Bankers are increasingly reluctant to give commodity traders in Asia the credit they need to survive as the lenders grow ever more fearful about the risk of a catastrophic default.
Their anxiety has reached new heights in recent days as Singapore oil trader Hin Leong Trading Pte Ltd (興隆貿易) struggles to repay debts said to amount to almost US$4 billion.
That is just weeks after another commodities firm in the city-state, Agritrade International Pte Ltd (鴻寶), collapsed after a unit defaulted on its loans.
It could be a bumper time for commodity traders as the huge swings in prices prompted by the COVID-19 pandemic create the sort of volatility on which they thrive.
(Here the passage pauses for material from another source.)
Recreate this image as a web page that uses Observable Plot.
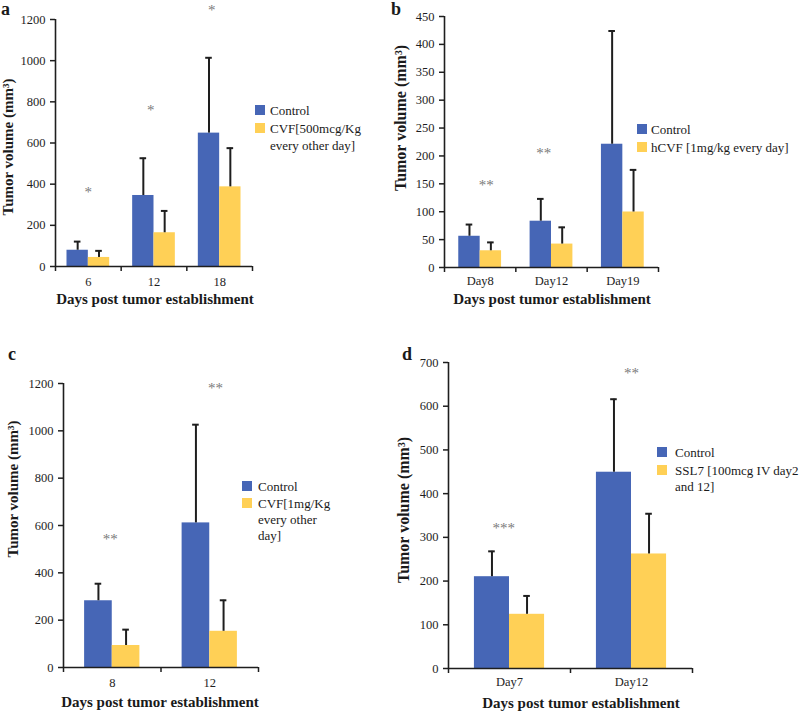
<!DOCTYPE html>
<html><head><meta charset="utf-8">
<script src="https://cdn.jsdelivr.net/npm/d3@7"></script>
<script src="https://cdn.jsdelivr.net/npm/@observablehq/plot@0.6"></script>
<style>
body{margin:0;background:#fff}
#fig{position:relative;width:800px;height:712px;font-family:"Liberation Serif","Times New Roman",serif;color:#1a1a1a;overflow:hidden;background:#fff}
#fig svg{position:absolute}
.t{position:absolute;white-space:nowrap;line-height:1;transform:translateY(-50%)}
.c{position:absolute;white-space:nowrap;line-height:1;transform:translate(-50%,-50%)}
.r{position:absolute;white-space:nowrap;line-height:1;font-weight:bold;transform:translate(-50%,-50%) rotate(-90deg)}
.sw{position:absolute;width:10px;height:10px}
</style></head><body><div id="fig"></div><script>
// ---------- data ----------
// panel a
const aDays = ["6", "12", "18"];
const aControl = [79, 345, 648];
const aControlUpper = [121, 526, 1014];
const aTreat = [44, 164, 387];
const aTreatUpper = [76, 270, 575];
const aStars = ["*", "*", "*"];
const aStarY = [376, 772, 1261];
const aStarX = [0.50, 1.45, 2.38];
const aYTicks = [0, 200, 400, 600, 800, 1000, 1200];
const aLegend = [["Control"], ["CVF[500mcg/Kg", "every other day]"]];
// panel b
const bDays = ["Day8", "Day12", "Day19"];
const bControl = [56, 83, 221];
const bControlUpper = [77, 123, 424];
const bTreat = [30, 42, 99.5];
const bTreatUpper = [45, 72, 175];
const bStars = ["**", "**"];
const bStarY = [153, 210];
const bStarX = [0.585, 1.39];
const bYTicks = [0, 50, 100, 150, 200, 250, 300, 350, 400, 450];
const bLegend = [["Control"], ["hCVF [1mg/kg every day]"]];
// panel c
const cDays = ["8", "12"];
const cControl = [282, 611];
const cControlUpper = [354, 1026];
const cTreat = [93, 153];
const cTreatUpper = [160, 284];
const cStars = ["**", "**"];
const cStarY = [555, 1193];
const cStarX = [0.48, 1.56];
const cYTicks = [0, 200, 400, 600, 800, 1000, 1200];
const cLegend = [["Control"], ["CVF[1mg/Kg", "every other", "day]"]];
// panel d
const dDays = ["Day7", "Day12"];
const dControl = [210, 449];
const dControlUpper = [268, 616];
const dTreat = [124, 262];
const dTreatUpper = [166, 354];
const dStars = ["***", "**"];
const dStarY = [328, 683];
const dStarX = [0.452, 1.50];
const dYTicks = [0, 100, 200, 300, 400, 500, 600, 700];
const dLegend = [["Control"], ["SSL7 [100mcg IV day2", "and 12]"]];

const xTitle = "Days post tumor establishment";
const yTitle = "Tumor volume (mm³)";

// ---------- style ----------
const BLUE = "#4666b6";
const YELLOW = "#ffd056";
const INK = "#1e1e1e";
const fig = document.getElementById("fig");

function addDiv(cls, html, left, top, css = "") {
  const el = document.createElement("div");
  el.className = cls;
  el.innerHTML = html;
  el.style.cssText += `left:${left}px;top:${top}px;${css}`;
  fig.appendChild(el);
  return el;
}

function drawPanel(p) {
  const n = p.days.length;
  const rows = p.days.flatMap((d, i) => [
    {i, s: 0, value: p.control[i], upper: p.controlUpper[i]},
    {i, s: 1, value: p.treat[i], upper: p.treatUpper[i]}
  ]);
  const g = p.group;
  const left = d => d.i + (1 - g) / 2 + d.s * g / 2;
  const right = d => left(d) + g / 2;
  const mid = d => left(d) + g / 4;
  const bandPx = (p.width - p.ml - p.mr) / n;
  const cap = 3.3 / bandPx;
  const yMax = p.yTicks[p.yTicks.length - 1];
  const stars = p.stars.map((t, k) => ({t, x: p.starX[k], y: p.starY[k]}));
  const chart = Plot.plot({
    width: p.width, height: p.height,
    marginLeft: p.ml, marginRight: p.mr, marginTop: p.mt, marginBottom: p.mb,
    style: {fontFamily: '"Liberation Serif", serif', fontSize: "12.5px", background: "transparent", overflow: "visible", color: INK},
    x: {domain: [0, n], label: null},
    y: {domain: [0, yMax], label: null},
    marks: [
      Plot.rect(rows.filter(d => d.s === 0), {x1: left, x2: right, y1: 0, y2: "value", fill: BLUE}),
      Plot.rect(rows.filter(d => d.s === 1), {x1: left, x2: right, y1: 0, y2: "value", fill: YELLOW}),
      Plot.ruleX(rows, {x: mid, y1: "value", y2: "upper", stroke: INK, strokeWidth: 2}),
      Plot.ruleY(rows, {y: "upper", x1: d => mid(d) - cap, x2: d => mid(d) + cap, stroke: INK, strokeWidth: 2}),
      Plot.ruleX([0], {y1: 0, y2: yMax, stroke: INK, strokeWidth: 1.6}),
      Plot.ruleY([0], {x1: 0, x2: n, stroke: INK, strokeWidth: 1.6}),
      Plot.axisY({ticks: p.yTicks, tickSize: 5, tickPadding: 5, strokeWidth: 1.5, stroke: INK, tickFormat: d => String(d), label: null}),
      Plot.axisX({ticks: d3.range(n + 1), tickSize: 5, strokeWidth: 1.5, stroke: INK, tickFormat: () => "", label: null}),
      Plot.axisX({ticks: d3.range(n).map(i => i + 0.5), tickSize: 0, tickPadding: p.xpad, tickFormat: v => p.days[Math.floor(v)], label: null}),
      Plot.text(stars, {x: "x", y: "y", text: "t", fill: "#7a7a7a", fontSize: 15, dy: 3})
    ]
  });
  chart.style.left = p.left + "px";
  chart.style.top = p.top + "px";
  fig.appendChild(chart);

  // panel letter, axis titles
  addDiv("t", p.letter, p.letterX, p.letterY, "font-weight:bold;font-size:18px");
  addDiv("r", yTitle, p.yTitleX, p.yTitleY, `font-size:${p.yTitleSize}px`);
  addDiv("c", xTitle, p.xTitleX, p.xTitleY, "font-weight:bold;font-size:15px");

  // legend
  const cols = [BLUE, YELLOW];
  p.legend.forEach((lines, k) => {
    const top = p.legTop[k];
    addDiv("sw", "", p.legX, top, `background:${cols[k]}`);
    lines.forEach((ln, j) => addDiv("t", ln, p.legX + p.legGap, top + 5 + j * p.legLine, "font-size:13px"));
  });
}

drawPanel({letter: "a", days: aDays, control: aControl, controlUpper: aControlUpper, treat: aTreat, treatUpper: aTreatUpper,
  stars: aStars, starY: aStarY, starX: aStarX, yTicks: aYTicks, legend: aLegend,
  left: 0, top: 0, width: 262, height: 290, ml: 55, mr: 10, mt: 19, mb: 24, group: 0.65, xpad: 11,
  letterX: 1, letterY: 9, yTitleX: 8, yTitleY: 147, yTitleSize: 15, xTitleX: 155, xTitleY: 299,
  legX: 255, legTop: [105, 123], legGap: 15, legLine: 17});

drawPanel({letter: "b", days: bDays, control: bControl, controlUpper: bControlUpper, treat: bTreat, treatUpper: bTreatUpper,
  stars: bStars, starY: bStarY, starX: bStarX, yTicks: bYTicks, legend: bLegend,
  left: 400, top: 0, width: 268, height: 291, ml: 44, mr: 10, mt: 16, mb: 24, group: 0.6, xpad: 8.5,
  letterX: 391, letterY: 9, yTitleX: 401, yTitleY: 118, yTitleSize: 16, xTitleX: 552, xTitleY: 299,
  legX: 637, legTop: [124, 142], legGap: 14, legLine: 17});

drawPanel({letter: "c", days: cDays, control: cControl, controlUpper: cControlUpper, treat: cTreat, treatUpper: cTreatUpper,
  stars: cStars, starY: cStarY, starX: cStarX, yTicks: cYTicks, legend: cLegend,
  left: 0, top: 340, width: 268, height: 351, ml: 63, mr: 10, mt: 43, mb: 24, group: 0.567, xpad: 11,
  letterX: 8, letterY: 354, yTitleX: 13, yTitleY: 489, yTitleSize: 15, xTitleX: 160, xTitleY: 702,
  legX: 242, legTop: [481, 498], legGap: 16, legLine: 16});

drawPanel({letter: "d", days: dDays, control: dControl, controlUpper: dControlUpper, treat: dTreat, treatUpper: dTreatUpper,
  stars: dStars, starY: dStarY, starX: dStarX, yTicks: dYTicks, legend: dLegend,
  left: 400, top: 340, width: 302, height: 352, ml: 48, mr: 10, mt: 22, mb: 24, group: 0.575, xpad: 9,
  letterX: 402, letterY: 354, yTitleX: 404, yTitleY: 510, yTitleSize: 16, xTitleX: 581, xTitleY: 703,
  legX: 657, legTop: [447, 465], legGap: 18, legLine: 16});
</script></body></html>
However, unless they have got the deep pockets and credit history of a trading powerhouse like Trafigura Group Ptd Ltd (托克集團) or Vitol Group (維多集團), they face being frozen out of the market by risk-averse bankers demanding crippling terms or refusing to lend to them altogether.
“Only large trading houses are able to play with such a market and cope with the underlying risks,” said Jean-Francois Lambert, an industry consultant and former trade finance banker at HSBC Holdings PLC. “Banks are tightening their exposures on every front. With regard to commodity trading, their reaction is to fly for quality and be quite restrictive on everything else.”
Trade financing and access to capital are the lifeblood of the traditionally high-volume, low-margin business of trading commodities. Letters of credit are a critical part of that infrastructure.
A bank issues letters of credit on behalf of the buyer as a guarantee of payment to the seller. Once the goods have exchanged hands, the buyer repays the lender.
However, traders of everything from zinc to oil interviewed by Bloomberg said that their bankers were pulling back from short-term financing. Lenders are asking for more collateral, financing costs have jumped and in some cases the banks are simply refusing to issue letters of credit altogether to some smaller companies, according to the traders, who asked not to be identified because they are not authorized to speak publicly.
That is echoed by lenders themselves, with at least four telling Bloomberg that they were reducing their exposure to commodities by cutting short-term loans to some clients and only lending to the biggest traders.
While this remains an Asian problem for now, there is growing consternation that it could spread to the US or Europe.
Saad Rahim, the chief economist of trading giant Trafigura, said that a global tightening of credit across all sectors is a looming threat.
“We have been talking about this as a series of cascading waves. First the virus, then the economic and then potentially the credit side of it,” Rahim said in an interview from Geneva, Switzerland.
The tightening of credit is another example of the extraordinary impact that the novel coronavirus is having on global commodity markets, from crude oil to copper. Measures to contain the pandemic are hammering demand for raw materials, throwing supply chains into chaos and forcing producers to shut down mines, refineries and processing plants.
The disruptions are putting unprecedented strain on the companies that extract, produce and process commodities, triggering defaults and even bankruptcies as prices plunge.
Traders might find themselves with products they cannot sell or stockpiled material that has plunged in value.
The risks in such circumstances are manifold. Tighter liquidity can constrain traders’ ability to meet margin calls and pay their loans, while they also face the prospect of a counterparty failing, Lambert said.
For many banks, the danger that clients might be caught out is proving too great. Some have more than doubled the rate at which they will lend, according to the traders and lenders interviewed by Bloomberg.
Banks were already pulling back from commodities in Asia before the chaos triggered by the pandemic. Over the past few years the industry has been rocked by a number of high-profile collapses and scandals, including multimillion dollar losses by some major Chinese and Japanese traders, and the spectacular downfall of Noble Group, one of the biggest names in the industry.
“Lenders are bound to be cautious as commodity traders face a triple-whammy of increased price volatility, supply chain disruptions and counterparty risks,” said Soo Cheon Lee (李秀天), chief investment officer at SC Lowy, a global banking and asset management group in Hong Kong. “We’re expecting the near-term disruption on their earnings as a result.”
Some traders are resorting to borrowing from two or more banks to finance a single deal, but ultimately the credit crunch could squeeze some of them out of the market.
Cheap funding is critical for commodity traders as they typically focus on high volumes instead of big margins, Lee said.
Higher funding costs will undermine their ability to be competitive in this environment, he said.
“Smaller players, unlike larger traders, are exposed in such market conditions with often slim liquidity and are often much less equipped to monitor their books and communicate effectively with their lenders,” Lambert said. “In the case of doubts or difficulty to assess the market position of their smaller customers, banks will not hesitate to reduce their lines.”